Below is a toy program that calls an optimization solver to optimize a simple parametrized objective function (see a similar example of root finding by @ivanpribec in a previous discussion if mine is not clear enough; see also the example in Note 12.18 on page 290 of WD 1539-1 J3/10-007r1, F2008 Working Document).
!----------------------------------------------------------------------!
! optim.f90: a simple program that calls an optimization solver to
! optimize a simple parameterized objective function.
!----------------------------------------------------------------------!
!----------------------------------------------------------------------!
! solver_mod: a module defining an optimization solver
module solver_mod
implicit none
private
public:: solver
! OBJ: an abstract interface for an objective function
abstract interface
subroutine OBJ(x, y)
real, intent(in):: x
real, intent(out):: y
end subroutine OBJ
end interface
contains
! solver: a doing-nothing solver for demonstration. It is provided by a
! third library, so we CANNOT change its signature to accept a hyper-
! parameter for `objective`.
subroutine solver(objective)
procedure(OBJ):: objective
real f
call objective(0.0, f)
end subroutine solver
end module solver_mod
!----------------------------------------------------------------------!
!----------------------------------------------------------------------!
program optimize
use solver_mod, only: solver
implicit none
! `hyper_parameter`: a hyperparameter for the objective function. In
! real applications, this parameter is not a constant, but a variable
! that cannot be predicted before the optimization starts.
real hyper_parameter
hyper_parameter = 42.0
call solver(objective)
contains
!--------------------------------------------------------------!

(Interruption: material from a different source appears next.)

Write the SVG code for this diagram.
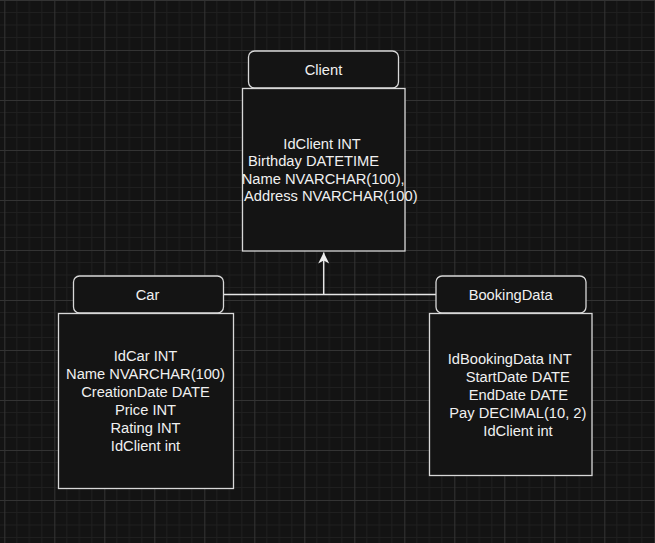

! objective: a simple objective function for demonstration.
! F2008 allows to pass internal procedures as actual arguments.
! See Note 12.18 on page 290 of WD 1539-1 J3/10-007r1 (F2008
! Working Document). We implement `objective` internally so that
! `hyper_parameter` is visible to it. We choose not to pass the
! parameter by a module variable, which is thread-unsafe.
subroutine objective(x, y)
real, intent(in):: x
real, intent(out):: y
y = (x+hyper_parameter)**2
end subroutine objective
!--------------------------------------------------------------!
end program optimize
!----------------------------------------------------------------------!
We assume that the code to call the solver is simply
call solver(objective)
In other words, solver
accepts only one input, which is the subroutine that defines the objective function. In practice, it should also take inputs like the starting point and generate outputs such as the optimal point. We omit them for simplicity.
The signature of the objective function objective
is simply
objective(x, f)
where x
is the input, and f
is the function value. However, the specific definition of objective
depends on some hyperparameters that cannot be determined beforehand.
In our program, objective
is implemented as an internal subroutine of the main program, so that the hyperparameter defined in the program is visible to objective
. This enables us to pass the parameterized objective
to solver
without explicitly passing the hyperparameter. Fortran 2008 allows passing an internal subroutine to another subroutine as an actual argument. See Note 12.18 on page 290 of WD 1539-1 J3/10-007r1 (F2008 Working Document).
However, starting from gfrotran 13, such an internal subroutine will incur a linker warning about executable stack:
$ gfortran --version && gfortran optim.f90 -Wall
GNU Fortran (Ubuntu 13.3.0-6ubuntu2~24.04) 13.3.0
Copyright (C) 2023 Free Software Foundation, Inc.
This is free software; see the source for copying conditions. There is NO
warranty; not even for MERCHANTABILITY or FITNESS FOR A PARTICULAR PURPOSE.
/usr/bin/ld: warning: /tmp/cc4i8jW5.o: requires executable stack (because the .note.GNU-stack section is executable)
More seriously, it causes a segfault in MATLAB R2025a, which is probably a bug of MATLAB. MathWorks will take a long time to fix the bug if it is confirmed.
An alternative is to make the hyperparameter available to objective
by a module variable, but this is not thread-safe recursion-safe.
Question: How to modify the implementation so that it is thread-safe without using internal subroutines without using module variables or internal subroutines? Of course, the implementation must be completely standard-conforming.
Any comments or criticism will be appreciated. Thank you very much.
The following is a very personal opinion. In terms of programming techniques, the example discussed here is almost the same as the one in Note 12.18 on page 290 of WD 1539-1 J3/10-007r1, F2008 Working Document. If an example in the Fortran standard leads to a safety issue (executable stack) in a major compiler (gfortran / Intel), this is something alarmingly wrong with the language or the compiler. The two cannot be simultaneously innocent in this case (sorry for complaining without providing a solution).